DeGette calls insulin makers’ bluff
Under a new plan from Rep. Diana DeGette (D-Colo.), insulin makers would be invited to drop their sticker prices to what they charged in 2006, the year when each of the “big three” insulin makers, Eli Lilly, Sanofi and Novo Nordisk, all had products on the market. In exchange for dropping their prices, they’d be shielded from reprisals from insurers and the middlemen who negotiate their discounts. It’s a unique response to insulin makers’ claims that they’ve had to raise their prices to satisfy demands from middlemen for larger rebates.
“The bill calls industry’s bluff,” drug pricing expert Rachel Sachs told STAT. But then again, drug makers would have to opt in to the system created by DeGette’s bill, and that gives Sachs pause.
“If the DeGette bill were to become law, we might see companies agreeing to do this.

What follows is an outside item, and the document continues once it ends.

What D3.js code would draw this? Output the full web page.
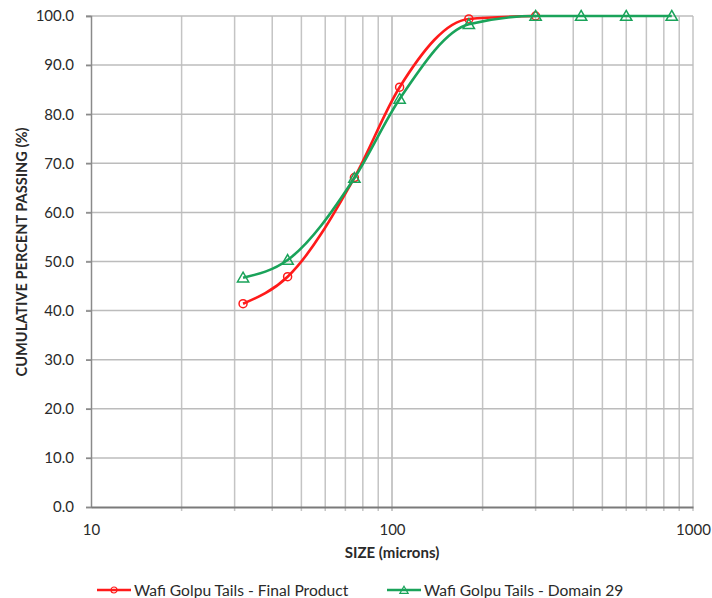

Or we might see them asking for even more benefits before they were willing to do so,” Sachs wrote in an email. “It’s the ‘If You Give a Mouse a Cookie’ theory of drug pricing.”
Normally we here at DCD don’t get too excited about a new drug pricing bill — it feels like they’re a dime a dozen nowadays — but DeGette’s bill could easily be tacked onto House Speaker Nancy Pelosi’s drug pricing plan, especially given DeGette’s role on the Energy & Commerce committee.